De Guignes bowed acquiescence.

He had managed to quiet the earlier uproar among the dragons—“Nothing to concern you, gentlemen,” he said, “only the least of misunderstandings, owing to Captain Thibaux’s unfamiliarity with the nature of dragons: he is new to his command, you see. But all has now been made clear: although I cannot greatly envy you, Captain Granby,” he added in a touch of raillery, which Granby’s set mouth did not appreciate.

“But sir,” Laurence said, “I must ask you to confide in me: will we not overmatch your resources? Three dragons of heavy-weight class added to your complement—”

“We are perhaps a little incommoded,” De Guignes said, “but I beg you not to fear: I have discussed the matter with the captain and our aviators, and I am assured we have no cause for alarm.
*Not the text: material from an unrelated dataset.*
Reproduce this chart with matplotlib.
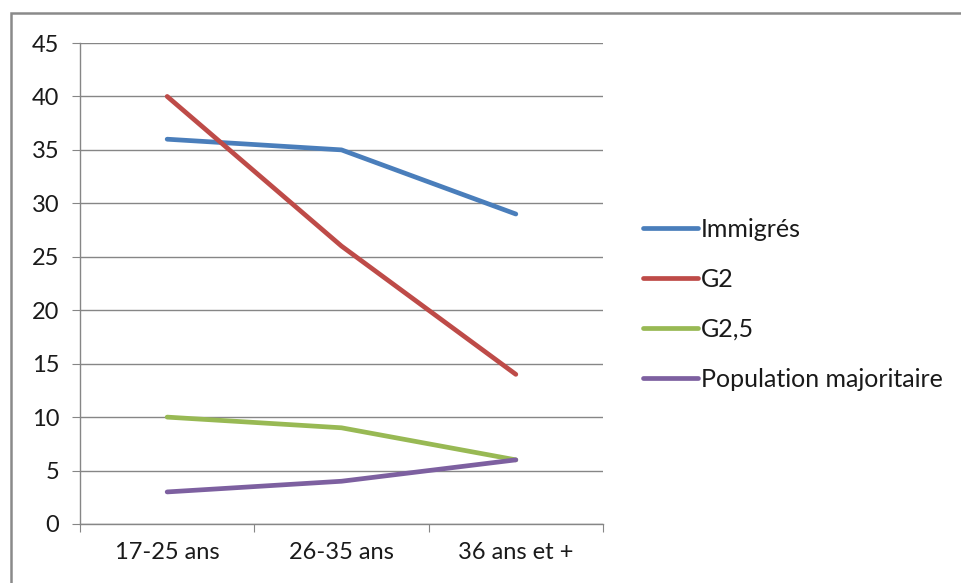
import matplotlib.pyplot as plt
from matplotlib.patches import Rectangle

plt.rcParams['font.family'] = ['Lato', 'DejaVu Sans']

# Data ─────────────────────────────────────────────
categories = ["17-25 ans", "26-35 ans", "36 ans et +"]
immigres = [36, 35, 29]
g2 = [40, 26, 14]
g2_5 = [10, 9, 6]
pop_maj = [3, 4, 6]

series_names = ["Immigrés", "G2", "G2,5", "Population majoritaire"]
series_values = [immigres, g2, g2_5, pop_maj]
colors = ["#4A7EBB", "#BE4B48", "#98B954", "#7D60A0"]

GRID = "#868686"
TEXT = "#1a1a1a"
FS = 17

fig = plt.figure(figsize=(9.61, 5.83), dpi=100)
fig.patch.set_facecolor("white")

# chart border (only top/left visible in the crop)
fig.patches.append(Rectangle((11 / 961, -0.1), 1.2, 1 - 13 / 583 + 0.1,
                             transform=fig.transFigure, fill=False,
                             edgecolor="#8a8a8a", linewidth=1.8))

ax = fig.add_axes([80 / 961, 1 - 524 / 583, 523 / 961, 481 / 583])

x = [0.5 + i for i in range(len(categories))]
for name, vals, c in zip(series_names, series_values, colors):
    ax.plot(x, vals, color=c, linewidth=3.4, label=name,
            solid_joinstyle="round", solid_capstyle="round")

ax.set_xlim(0, len(categories))
ax.set_ylim(0, 45)
ax.set_yticks(range(0, 46, 5))
ax.set_xticks(range(len(categories) + 1))
ax.set_xticklabels([])
ax.set_xticks(x, minor=True)
ax.set_xticklabels(categories, minor=True)

ax.grid(axis="y", color=GRID, linewidth=1)
ax.set_axisbelow(True)
for s in ["top", "right"]:
    ax.spines[s].set_visible(False)
for s in ["left", "bottom"]:
    ax.spines[s].set_color(GRID)
    ax.spines[s].set_linewidth(1)

ax.tick_params(axis="y", length=5.8, color=GRID, labelsize=FS, labelcolor=TEXT, pad=9)
ax.tick_params(axis="x", which="major", length=5.8, color=GRID)
ax.tick_params(axis="x", which="minor", length=0, labelsize=FS, labelcolor=TEXT, pad=13)

leg = ax.legend(loc="upper left", bbox_to_anchor=(643 / 961, 1 - 218 / 583),
                bbox_transform=fig.transFigure, frameon=False, fontsize=18,
                handlelength=2.2, handletextpad=0.12, labelspacing=1.08,
                borderaxespad=0, borderpad=0)
for t in leg.get_texts():
    t.set_color(TEXT)

fig.savefig("out.png", dpi=100)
The dragons shall take it in turns to spend some hours aloft, and by rationing and attention to fishing we will arrange to feed them all, if not quite so well as they might like.”

“Everything is quite all right,” Temeraire said the next afternoon, calling down to the quarterdeck—in English; De Guignes had very gently hinted that efforts at concealing the captains’ conversation with their respective dragons might be taken amiss. “Iskierka is complaining of the seaweed—”

“As anyone would,” she put in, without opening her eyes or raising her head, “—it is perfectly foul, and it is all great nonsense to say it is a delicacy in China: we are not in China, and I would much rather have a cow.”